Note that some database vendors do implement full-text search functions in their products as SQL extensions. To some degree, these proprietary functions are quite easy to use, but they compromise the portability of your applications at the database level. Besides, the features are no match for the user experience that Lucene offers, and under extreme conditions Lucene's performance is superior.
Hibernate and the Java Persistence API
Hibernate is a high-performance, mature object-relational mapping (ORM) library. As a non-intrusive ORM solution, Hibernate provides object query APIs for plain old Java object (POJO) persistence model classes and automatic data bindings between the object and relational representations of persistence data. In essence, it lets you focus on domain model-oriented programming.
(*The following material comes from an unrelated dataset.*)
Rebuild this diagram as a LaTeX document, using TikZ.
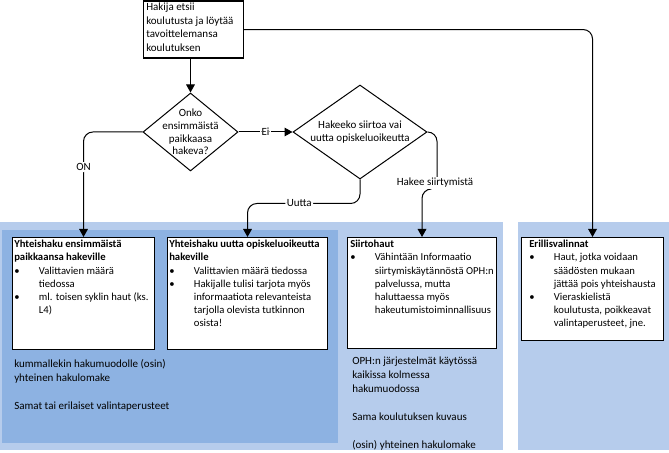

The Java Persistence API (JPA) is the standard object-relational mapping and persistence management interface defined as part of Java EE 5, the latest version of the enterprise Java specification. Largely inspired by Hibernate, JPA emerged to replace the controversial entity bean programming model. JPA has an easy-to-use POJO programming style and object query interface (JPAQL); one improvement of JPA over entity beans is that you do not need an EJB 3 container to run applications that use the API, because it supports both standalone (Java SE) and container-managed (Java EE) running modes. Popular JPA providers include Apache OpenJPA and Oracle TopLink, as well as Hibernate itself, which implements the JPA specification through the add-on Hibernate Annotations and Hibernate EntityManager modules. In this article, I'll use JPA/Hibernate as shorthand for the two working together.
This article presents the technology of Hibernate Search to you through a sample application programmed in a POJO style with the latest Spring 2.5 annotations. Before you begin, you should have basic knowledge of Spring, Hibernate/JPA, and Lucene.